____ Records for this exercise
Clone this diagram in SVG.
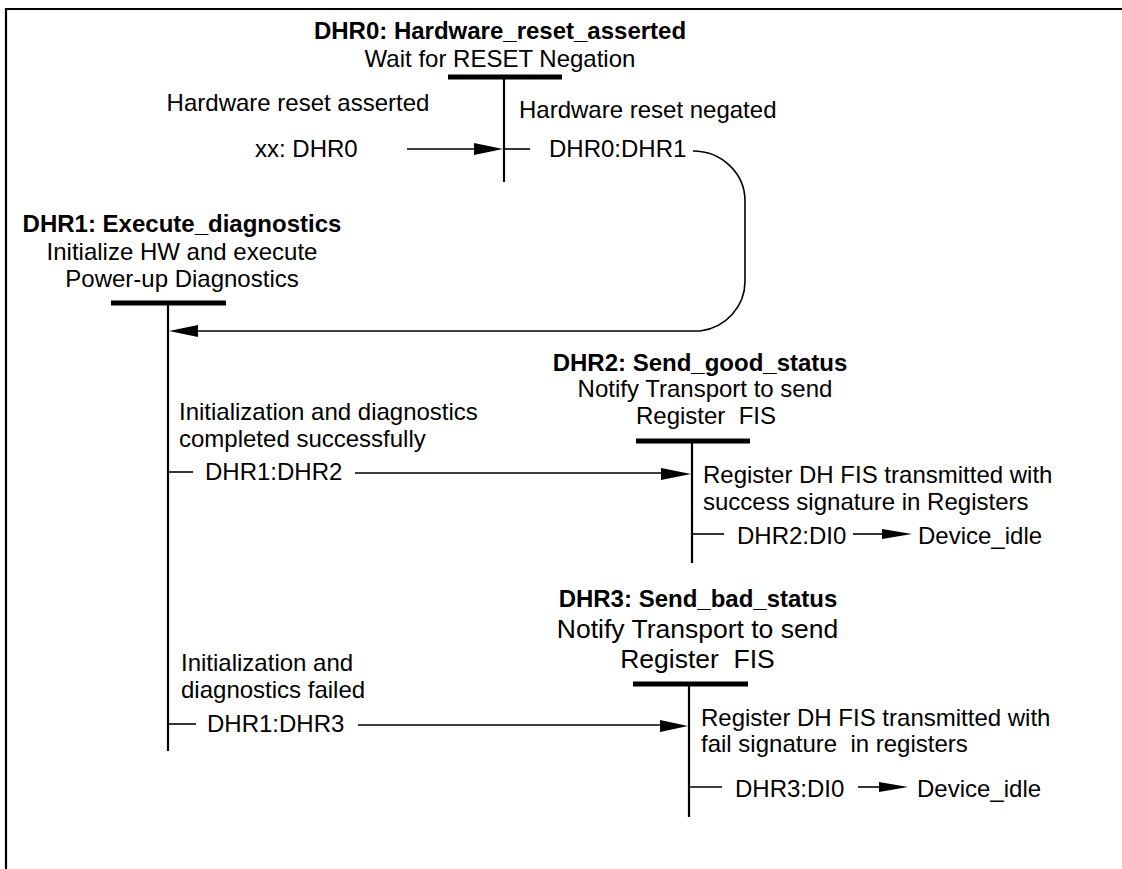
<svg xmlns="http://www.w3.org/2000/svg" width="1122" height="869" viewBox="0 0 1122 869">
<defs>
<style>
text{font-family:"Liberation Sans",Arial,sans-serif;font-size:24px;fill:#000;white-space:pre}
.b{font-weight:bold}
.m{text-anchor:middle}
.big{font-size:26.5px}
.ln{stroke:#000;stroke-width:1.6;fill:none}
.v{stroke:#000;stroke-width:2.2;fill:none}
.bar{fill:#000}
.ah{fill:#000}
</style>
</defs>
<rect width="1122" height="869" fill="#fff"/>
<path d="M6 869 V9 H1122" stroke="#000" stroke-width="2.2" fill="none"/>

<g id="DHR0">
<text class="b m" x="500" y="39">DHR0: Hardware_reset_asserted</text>
<text class="m" x="500" y="67">Wait for RESET Negation</text>
<rect class="bar" x="448" y="74.5" width="114" height="5"/>
<line class="v" x1="504" y1="77" x2="504" y2="182"/>
</g>

<g id="DHR1">
<text class="b m" x="182" y="232">DHR1: Execute_diagnostics</text>
<text class="m" x="182" y="260">Initialize HW and execute</text>
<text class="m" x="182" y="287">Power-up Diagnostics</text>
<rect class="bar" x="111" y="300.5" width="115" height="5"/>
<line class="v" x1="168" y1="303" x2="168" y2="751"/>
</g>

<g id="DHR2">
<text class="b m" x="700" y="371">DHR2: Send_good_status</text>
<text class="m" x="705" y="397">Notify Transport to send</text>
<text class="m" x="706" y="424" xml:space="preserve">Register  FIS</text>
<rect class="bar" x="636" y="438.5" width="114" height="5"/>
<line class="v" x1="692" y1="441" x2="692" y2="563"/>
</g>

<g id="DHR3">
<text class="b m" x="698" y="607">DHR3: Send_bad_status</text>
<text class="m big" x="697.5" y="638">Notify Transport to send</text>
<text class="m big" x="697.5" y="668" xml:space="preserve">Register  FIS</text>
<rect class="bar" x="633" y="681.5" width="115" height="5"/>
<line class="v" x1="689" y1="684" x2="689" y2="817"/>
</g>

<g id="connectors">
<text x="298" y="111" class="m">Hardware reset asserted</text>
<text x="255" y="157">xx: DHR0</text>
<line class="ln" x1="407" y1="149" x2="476" y2="149"/>
<polygon class="ah" points="503,149 474,143 474,155"/>

<text x="519" y="118">Hardware reset negated</text>
<line class="ln" x1="504" y1="149" x2="530" y2="149"/>
<text x="549" y="157">DHR0:DHR1</text>
<path class="ln" d="M693 151 A52 50 0 0 1 745 201 L745 281 A52 50 0 0 1 700 331 L196 331"/>
<polygon class="ah" points="169,331 198,325 198,337"/>

<text x="179" y="420">Initialization and diagnostics</text>
<text x="179" y="447">completed successfully</text>
<line class="ln" x1="168" y1="472" x2="193" y2="472"/>
<text x="205" y="480">DHR1:DHR2</text>
<line class="ln" x1="355" y1="473" x2="664" y2="473"/>
<polygon class="ah" points="691,474 661,468 661,480"/>

<text x="703" y="483">Register DH FIS transmitted with</text>
<text x="703" y="510">success signature in Registers</text>
<line class="ln" x1="692" y1="534" x2="724" y2="534"/>
<text x="737" y="544">DHR2:DI0</text>
<line class="ln" x1="853" y1="534" x2="884" y2="534"/>
<polygon class="ah" points="912,534 882,529 882,539"/>
<text x="918" y="544">Device_idle</text>

<text x="181" y="671">Initialization and</text>
<text x="181" y="698">diagnostics failed</text>
<line class="ln" x1="168" y1="724" x2="196" y2="724"/>
<text x="207" y="732">DHR1:DHR3</text>
<line class="ln" x1="358" y1="725" x2="662" y2="725"/>
<polygon class="ah" points="688,726 660,720 660,732"/>

<text x="701" y="726">Register DH FIS transmitted with</text>
<text x="701" y="752" xml:space="preserve">fail signature  in registers</text>
<line class="ln" x1="689" y1="787" x2="722" y2="787"/>
<text x="735" y="797">DHR3:DI0</text>
<line class="ln" x1="858" y1="787" x2="882" y2="787"/>
<polygon class="ah" points="908,787 879,782 879,792"/>
<text x="917" y="797">Device_idle</text>
</g>
</svg>
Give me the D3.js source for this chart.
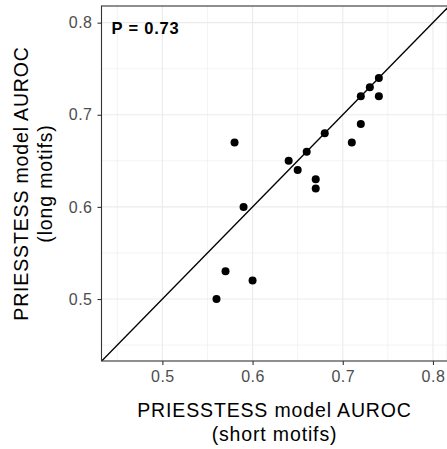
<!DOCTYPE html>
<html>
<head>
<meta charset="utf-8">
<script src="https://cdn.jsdelivr.net/npm/d3@7"></script>
<style>
  body { margin: 0; background: #fff; }
  svg { display: block; font-family: "Liberation Sans", Arial, sans-serif; }
</style>
</head>
<body>
<div id="chart"></div>
<script>
// AUROC per model: short motifs (x) vs long motifs (y)
const shortMotifs = [0.56, 0.57, 0.60, 0.59, 0.58, 0.64, 0.65, 0.66, 0.67, 0.67, 0.68, 0.71, 0.72, 0.72, 0.73, 0.74, 0.74];
const longMotifs  = [0.50, 0.53, 0.52, 0.60, 0.67, 0.65, 0.64, 0.66, 0.63, 0.62, 0.68, 0.67, 0.69, 0.72, 0.73, 0.74, 0.72];
const majorTicks = [0.5, 0.6, 0.7, 0.8];
const minorTicks = [0.45, 0.55, 0.65, 0.75];
const pLabel = "P = 0.73";

const width = 447, height = 449;
const pLeft = 101.5, pRight = 447.5, pTop = 6, pBottom = 361;

const x = d3.scaleLinear().domain([0.4325, 0.8161]).range([pLeft, pRight]);
const y = d3.scaleLinear().domain([0.4327, 0.8181]).range([pBottom, pTop]);

const svg = d3.select("#chart").append("svg")
    .attr("width", width).attr("height", height);

svg.append("defs").append("clipPath").attr("id", "panel")
  .append("rect").attr("x", pLeft).attr("y", pTop)
  .attr("width", pRight - pLeft).attr("height", pBottom - pTop);

const grid = svg.append("g").attr("clip-path", "url(#panel)");

// minor grid
grid.selectAll(".vminor").data(minorTicks).enter().append("line")
    .attr("x1", d => x(d)).attr("x2", d => x(d)).attr("y1", pTop).attr("y2", pBottom)
    .attr("stroke", "#ebebeb").attr("stroke-width", 0.6);
grid.selectAll(".hminor").data(minorTicks).enter().append("line")
    .attr("y1", d => y(d)).attr("y2", d => y(d)).attr("x1", pLeft).attr("x2", pRight)
    .attr("stroke", "#ebebeb").attr("stroke-width", 0.6);
// major grid
grid.selectAll(".vmajor").data(majorTicks).enter().append("line")
    .attr("x1", d => x(d)).attr("x2", d => x(d)).attr("y1", pTop).attr("y2", pBottom)
    .attr("stroke", "#ebebeb").attr("stroke-width", 1.1);
grid.selectAll(".hmajor").data(majorTicks).enter().append("line")
    .attr("y1", d => y(d)).attr("y2", d => y(d)).attr("x1", pLeft).attr("x2", pRight)
    .attr("stroke", "#ebebeb").attr("stroke-width", 1.1);

// identity line
const dom = x.domain();
grid.append("line")
    .attr("x1", x(dom[0])).attr("y1", y(dom[0]))
    .attr("x2", x(dom[1])).attr("y2", y(dom[1]))
    .attr("stroke", "#000").attr("stroke-width", 1.4);

// points
grid.selectAll("circle").data(d3.range(shortMotifs.length)).enter().append("circle")
    .attr("cx", i => x(shortMotifs[i]))
    .attr("cy", i => y(longMotifs[i]))
    .attr("r", 4)
    .attr("fill", "#000");

// annotation
svg.append("text")
    .attr("x", 111.5).attr("y", 33.5)
    .attr("font-size", 16.5).attr("font-weight", "bold")
    .attr("letter-spacing", 0.8)
    .attr("fill", "#000")
    .text(pLabel);

// panel border
svg.append("rect")
    .attr("x", pLeft).attr("y", pTop)
    .attr("width", pRight - pLeft).attr("height", pBottom - pTop)
    .attr("fill", "none").attr("stroke", "#333").attr("stroke-width", 1.1);

// axes
const xAxis = svg.append("g")
    .attr("transform", `translate(0,${pBottom})`)
    .call(d3.axisBottom(x).tickValues(majorTicks).tickSize(4).tickPadding(6).tickFormat(d3.format(".1f")));
const yAxis = svg.append("g")
    .attr("transform", `translate(${pLeft},0)`)
    .call(d3.axisLeft(y).tickValues(majorTicks).tickSize(4).tickPadding(5).tickFormat(d3.format(".1f")));
[xAxis, yAxis].forEach(a => {
    a.select(".domain").remove();
    a.selectAll(".tick line").attr("stroke", "#333").attr("stroke-width", 1.1);
    a.selectAll(".tick text").attr("fill", "#4d4d4d").attr("font-size", 16)
        .attr("letter-spacing", 0.5)
        .attr("font-family", "Liberation Sans, Arial, sans-serif");
});

// axis titles
const cx = (pLeft + pRight) / 2;
const titleAttrs = t => t.attr("text-anchor", "middle").attr("font-size", 19.5)
    .attr("letter-spacing", 0.85).attr("fill", "#000");
svg.append("text").attr("x", cx).attr("y", 417.3).call(titleAttrs)
    .text("PRIESSTESS model AUROC");
svg.append("text").attr("x", cx).attr("y", 441).call(titleAttrs)
    .text("(short motifs)");

const cy = (pTop + pBottom) / 2;
svg.append("text").attr("transform", `translate(28.3,${cy}) rotate(-90)`).call(titleAttrs)
    .text("PRIESSTESS model AUROC");
svg.append("text").attr("transform", `translate(52.3,${cy}) rotate(-90)`).call(titleAttrs)
    .text("(long motifs)");
</script>
</body>
</html>
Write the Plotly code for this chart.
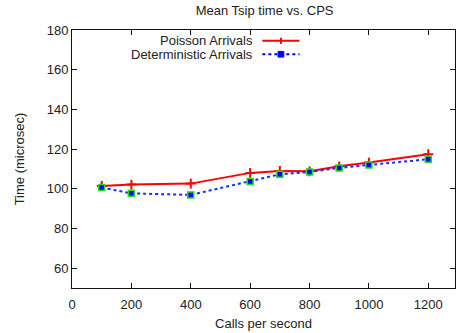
import plotly.graph_objects as go

cps = [100, 200, 400, 600, 700, 800, 900, 1000, 1200]
poisson = [101.4, 102.1, 102.6, 108.0, 109.0, 108.8, 111.3, 113.2, 117.4]
deterministic = [100.6, 97.7, 96.9, 103.6, 107.3, 108.5, 110.5, 112.0, 114.9]
series_names = ["Poisson Arrivals", "Deterministic Arrivals"]
x_ticks = [0, 200, 400, 600, 800, 1000, 1200]
y_ticks = [60, 80, 100, 120, 140, 160, 180]

FONT = "Liberation Sans, Arial, sans-serif"
TXT = "#222222"
FS = 13

fig = go.Figure()
fig.add_trace(go.Scatter(
    x=cps, y=poisson, mode="lines+markers", name=series_names[0],
    line=dict(color="#ff0000", width=2),
    marker=dict(symbol="cross-thin", size=7, line=dict(color="#ff0000", width=2)),
    showlegend=False, cliponaxis=False,
))
fig.add_trace(go.Scatter(
    x=cps, y=deterministic, mode="lines+markers", name=series_names[1],
    line=dict(color="#1030ff", width=2, dash="dot"),
    marker=dict(symbol="square", size=6, color="#0000ff", line=dict(color="#22dd22", width=1.5)),
    showlegend=False, cliponaxis=False,
))

# custom legend (text right-aligned, sample to the right like gnuplot)
legend_rows = [(series_names[0], 0.958), (series_names[1], 0.906)]
for name, yp in legend_rows:
    fig.add_annotation(xref="paper", yref="paper", x=0.478, y=yp, text=name,
                       showarrow=False, xanchor="right", yanchor="middle",
                       font=dict(family=FONT, size=FS, color=TXT))
# Poisson sample
y0 = legend_rows[0][1]
fig.add_shape(type="line", xref="paper", yref="paper", x0=0.497, x1=0.594, y0=y0, y1=y0,
              line=dict(color="#ff0000", width=2))
fig.add_shape(type="line", xref="paper", yref="paper", x0=0.5455, x1=0.5455, y0=y0 - 0.012, y1=y0 + 0.012,
              line=dict(color="#ff0000", width=2))
# Deterministic sample
y1 = legend_rows[1][1]
fig.add_shape(type="line", xref="paper", yref="paper", x0=0.497, x1=0.594, y0=y1, y1=y1,
              line=dict(color="#0000ff", width=2, dash="dot"))
fig.add_shape(type="rect", xref="paper", yref="paper", x0=0.538, x1=0.553, y0=y1 - 0.011, y1=y1 + 0.011,
              line=dict(color="#0000ff", width=1), fillcolor="#0000ff")

axis_common = dict(
    showline=True, linecolor="#111111", linewidth=1, mirror="ticks",
    ticks="inside", ticklen=5, tickcolor="#111111", tickwidth=1,
    showgrid=False, zeroline=False, automargin=False,
    tickfont=dict(family=FONT, size=FS, color=TXT),
)

fig.update_layout(
    width=457, height=333,
    margin=dict(l=72, r=2, t=30, b=45),
    paper_bgcolor="white", plot_bgcolor="white",
    title=dict(text="Mean Tsip time vs. CPS", x=0.579, xanchor="center", y=0.968, yanchor="middle",
               automargin=False, font=dict(family=FONT, size=FS, color=TXT)),
    xaxis=dict(range=[0, 1290], tickvals=x_ticks, ticklabelstandoff=4,
               title=dict(text="Calls per second", standoff=8, font=dict(family=FONT, size=FS, color=TXT)),
               **axis_common),
    yaxis=dict(range=[50, 180], tickvals=y_ticks,
               title=dict(text="Time (microsec)", standoff=19, font=dict(family=FONT, size=FS, color=TXT)),
               **axis_common),
)

fig.write_html("out.html", config={"displayModeBar": False},
               post_script="document.body.style.margin='0';document.body.style.padding='0';document.body.style.overflow='hidden';")
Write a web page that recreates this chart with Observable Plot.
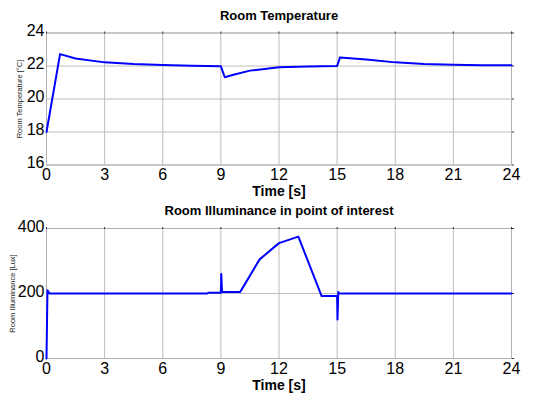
________
Identify each line holding the string "chart", and copy it out.

Give me the D3.js source for this chart.
<div id="chart"></div>
const svg = d3.select("#chart").append("svg")
Write the Plotly code for this chart.
Write a web page that recreates this chart with Observable Plot.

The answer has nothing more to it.